**GIVEN REQUEST:** Output the line that holds "Convert this chart to Bokeh code.", the line that holds "from bokeh.resources import INLINE", and every line between them, exactly, but none of the pictures.

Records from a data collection
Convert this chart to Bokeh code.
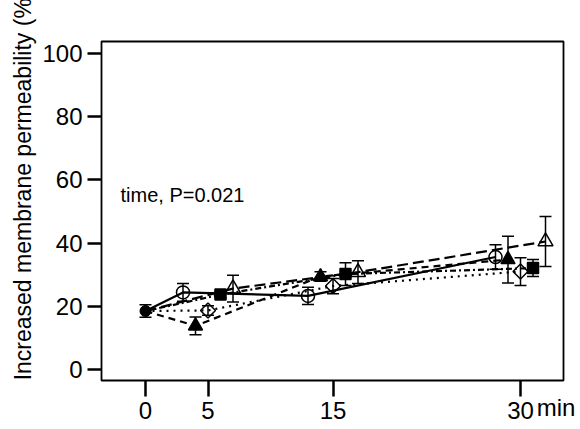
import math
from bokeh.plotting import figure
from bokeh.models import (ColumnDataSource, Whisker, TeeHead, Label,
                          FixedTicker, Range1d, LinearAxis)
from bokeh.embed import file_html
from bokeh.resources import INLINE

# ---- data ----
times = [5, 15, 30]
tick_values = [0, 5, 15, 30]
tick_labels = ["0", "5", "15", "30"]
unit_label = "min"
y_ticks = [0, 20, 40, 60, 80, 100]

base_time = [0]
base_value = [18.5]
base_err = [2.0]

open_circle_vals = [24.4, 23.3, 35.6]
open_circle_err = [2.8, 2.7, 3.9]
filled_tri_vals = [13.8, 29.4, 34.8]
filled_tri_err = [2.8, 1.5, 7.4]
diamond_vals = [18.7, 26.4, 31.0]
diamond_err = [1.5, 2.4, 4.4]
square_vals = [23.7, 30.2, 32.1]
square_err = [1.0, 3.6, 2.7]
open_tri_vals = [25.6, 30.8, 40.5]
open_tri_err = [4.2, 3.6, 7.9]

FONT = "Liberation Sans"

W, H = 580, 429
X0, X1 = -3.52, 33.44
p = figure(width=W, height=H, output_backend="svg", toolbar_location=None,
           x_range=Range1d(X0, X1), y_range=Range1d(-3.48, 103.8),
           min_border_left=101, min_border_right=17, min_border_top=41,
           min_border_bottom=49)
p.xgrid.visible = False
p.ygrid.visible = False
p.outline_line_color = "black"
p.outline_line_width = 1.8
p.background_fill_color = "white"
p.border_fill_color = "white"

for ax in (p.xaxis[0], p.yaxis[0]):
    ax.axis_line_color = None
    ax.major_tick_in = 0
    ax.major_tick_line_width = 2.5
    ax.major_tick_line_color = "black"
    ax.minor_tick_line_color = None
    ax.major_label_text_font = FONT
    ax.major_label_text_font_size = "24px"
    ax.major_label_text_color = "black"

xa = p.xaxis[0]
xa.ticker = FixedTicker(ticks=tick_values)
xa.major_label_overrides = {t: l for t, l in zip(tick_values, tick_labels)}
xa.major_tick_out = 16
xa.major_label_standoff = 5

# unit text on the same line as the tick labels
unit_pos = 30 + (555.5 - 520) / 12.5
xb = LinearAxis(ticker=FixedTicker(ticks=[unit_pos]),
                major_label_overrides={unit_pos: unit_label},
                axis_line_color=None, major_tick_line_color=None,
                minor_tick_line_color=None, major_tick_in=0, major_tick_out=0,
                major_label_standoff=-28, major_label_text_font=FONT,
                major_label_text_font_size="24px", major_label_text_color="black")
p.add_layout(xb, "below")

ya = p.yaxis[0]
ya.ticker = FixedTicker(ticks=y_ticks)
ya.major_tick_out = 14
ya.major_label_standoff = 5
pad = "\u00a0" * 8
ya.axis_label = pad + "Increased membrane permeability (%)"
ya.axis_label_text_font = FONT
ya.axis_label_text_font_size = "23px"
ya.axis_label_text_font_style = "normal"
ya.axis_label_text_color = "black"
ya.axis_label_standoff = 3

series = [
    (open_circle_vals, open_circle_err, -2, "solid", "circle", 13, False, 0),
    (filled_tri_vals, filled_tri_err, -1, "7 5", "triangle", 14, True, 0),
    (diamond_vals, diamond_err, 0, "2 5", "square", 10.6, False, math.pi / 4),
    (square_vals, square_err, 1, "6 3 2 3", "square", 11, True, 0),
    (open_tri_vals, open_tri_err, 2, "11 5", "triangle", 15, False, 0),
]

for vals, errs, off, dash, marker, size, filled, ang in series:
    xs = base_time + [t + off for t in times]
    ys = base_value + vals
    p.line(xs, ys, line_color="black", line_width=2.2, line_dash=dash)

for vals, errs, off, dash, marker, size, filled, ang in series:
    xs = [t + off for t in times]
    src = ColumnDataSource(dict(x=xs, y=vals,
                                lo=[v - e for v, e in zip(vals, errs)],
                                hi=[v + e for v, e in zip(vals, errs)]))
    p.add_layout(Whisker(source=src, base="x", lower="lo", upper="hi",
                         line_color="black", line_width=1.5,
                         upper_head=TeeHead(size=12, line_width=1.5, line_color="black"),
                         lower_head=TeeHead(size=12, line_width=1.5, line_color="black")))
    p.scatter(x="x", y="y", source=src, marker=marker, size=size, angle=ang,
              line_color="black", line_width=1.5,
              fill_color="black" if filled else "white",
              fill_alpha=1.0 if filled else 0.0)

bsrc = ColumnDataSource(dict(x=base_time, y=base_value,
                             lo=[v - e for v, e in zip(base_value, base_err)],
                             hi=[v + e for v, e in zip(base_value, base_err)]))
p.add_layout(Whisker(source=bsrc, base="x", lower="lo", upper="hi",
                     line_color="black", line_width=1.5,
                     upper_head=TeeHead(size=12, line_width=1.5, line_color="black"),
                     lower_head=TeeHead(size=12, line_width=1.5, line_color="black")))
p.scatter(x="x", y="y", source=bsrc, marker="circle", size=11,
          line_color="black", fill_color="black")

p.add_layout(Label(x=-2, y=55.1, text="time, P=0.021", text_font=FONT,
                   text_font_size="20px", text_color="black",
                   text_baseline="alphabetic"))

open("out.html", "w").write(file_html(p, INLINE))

---

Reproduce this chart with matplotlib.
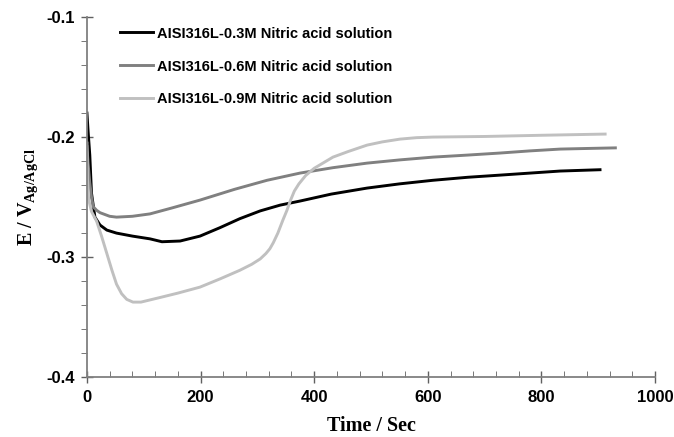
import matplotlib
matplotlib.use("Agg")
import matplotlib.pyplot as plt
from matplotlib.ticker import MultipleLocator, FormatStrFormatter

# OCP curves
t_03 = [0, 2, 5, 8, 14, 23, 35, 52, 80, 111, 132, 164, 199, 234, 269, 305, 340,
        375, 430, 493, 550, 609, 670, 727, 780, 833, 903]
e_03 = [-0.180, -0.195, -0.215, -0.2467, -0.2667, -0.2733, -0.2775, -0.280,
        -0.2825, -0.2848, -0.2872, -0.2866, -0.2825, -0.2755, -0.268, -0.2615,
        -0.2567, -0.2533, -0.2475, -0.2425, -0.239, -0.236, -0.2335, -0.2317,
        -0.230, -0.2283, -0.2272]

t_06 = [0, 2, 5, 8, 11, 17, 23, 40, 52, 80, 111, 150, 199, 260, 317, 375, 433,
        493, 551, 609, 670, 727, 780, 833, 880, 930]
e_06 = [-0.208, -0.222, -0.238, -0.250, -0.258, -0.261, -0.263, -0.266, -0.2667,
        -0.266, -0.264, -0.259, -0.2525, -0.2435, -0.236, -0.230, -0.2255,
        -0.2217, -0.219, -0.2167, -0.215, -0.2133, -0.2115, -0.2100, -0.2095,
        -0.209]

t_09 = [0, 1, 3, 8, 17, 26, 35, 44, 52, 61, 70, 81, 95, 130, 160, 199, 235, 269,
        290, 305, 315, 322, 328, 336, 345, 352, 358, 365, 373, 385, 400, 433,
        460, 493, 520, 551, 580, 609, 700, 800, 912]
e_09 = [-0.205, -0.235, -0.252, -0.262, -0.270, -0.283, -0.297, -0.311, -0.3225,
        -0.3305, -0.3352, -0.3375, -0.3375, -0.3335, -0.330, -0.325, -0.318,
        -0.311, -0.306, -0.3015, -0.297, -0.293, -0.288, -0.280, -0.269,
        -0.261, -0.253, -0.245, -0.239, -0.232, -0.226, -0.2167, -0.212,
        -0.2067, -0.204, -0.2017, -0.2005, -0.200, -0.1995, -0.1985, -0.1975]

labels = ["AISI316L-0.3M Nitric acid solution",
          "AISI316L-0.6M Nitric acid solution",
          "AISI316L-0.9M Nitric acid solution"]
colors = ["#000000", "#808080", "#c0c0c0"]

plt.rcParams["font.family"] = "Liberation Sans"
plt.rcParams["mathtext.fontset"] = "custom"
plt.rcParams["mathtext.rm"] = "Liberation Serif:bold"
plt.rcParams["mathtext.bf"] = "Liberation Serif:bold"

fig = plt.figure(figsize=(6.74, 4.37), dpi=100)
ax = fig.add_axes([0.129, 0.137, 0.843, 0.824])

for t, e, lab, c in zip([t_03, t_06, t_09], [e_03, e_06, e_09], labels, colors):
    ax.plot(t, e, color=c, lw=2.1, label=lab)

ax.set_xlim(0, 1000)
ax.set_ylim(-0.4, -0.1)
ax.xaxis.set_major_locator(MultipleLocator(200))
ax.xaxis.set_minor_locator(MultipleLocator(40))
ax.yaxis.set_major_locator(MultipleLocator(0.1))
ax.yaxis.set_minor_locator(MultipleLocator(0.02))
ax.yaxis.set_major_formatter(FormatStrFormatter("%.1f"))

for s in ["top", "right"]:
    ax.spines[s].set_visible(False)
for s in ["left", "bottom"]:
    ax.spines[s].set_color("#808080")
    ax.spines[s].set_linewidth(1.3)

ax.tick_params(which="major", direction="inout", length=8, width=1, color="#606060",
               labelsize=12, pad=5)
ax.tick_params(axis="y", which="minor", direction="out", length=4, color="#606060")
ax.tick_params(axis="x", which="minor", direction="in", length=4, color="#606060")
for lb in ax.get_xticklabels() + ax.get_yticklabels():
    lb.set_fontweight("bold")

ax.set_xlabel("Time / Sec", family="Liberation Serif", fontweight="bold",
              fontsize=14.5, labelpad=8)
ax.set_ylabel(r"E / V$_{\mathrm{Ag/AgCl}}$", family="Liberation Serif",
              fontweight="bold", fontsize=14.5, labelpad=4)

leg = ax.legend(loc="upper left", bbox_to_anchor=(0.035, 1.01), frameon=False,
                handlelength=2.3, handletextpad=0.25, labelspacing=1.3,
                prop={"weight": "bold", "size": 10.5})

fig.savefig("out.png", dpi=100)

**COMPLETE OUTPUT:**
Convert this chart to Bokeh code.
import math
from bokeh.plotting import figure
from bokeh.models import (ColumnDataSource, Whisker, TeeHead, Label,
                          FixedTicker, Range1d, LinearAxis)
from bokeh.embed import file_html
from bokeh.resources import INLINE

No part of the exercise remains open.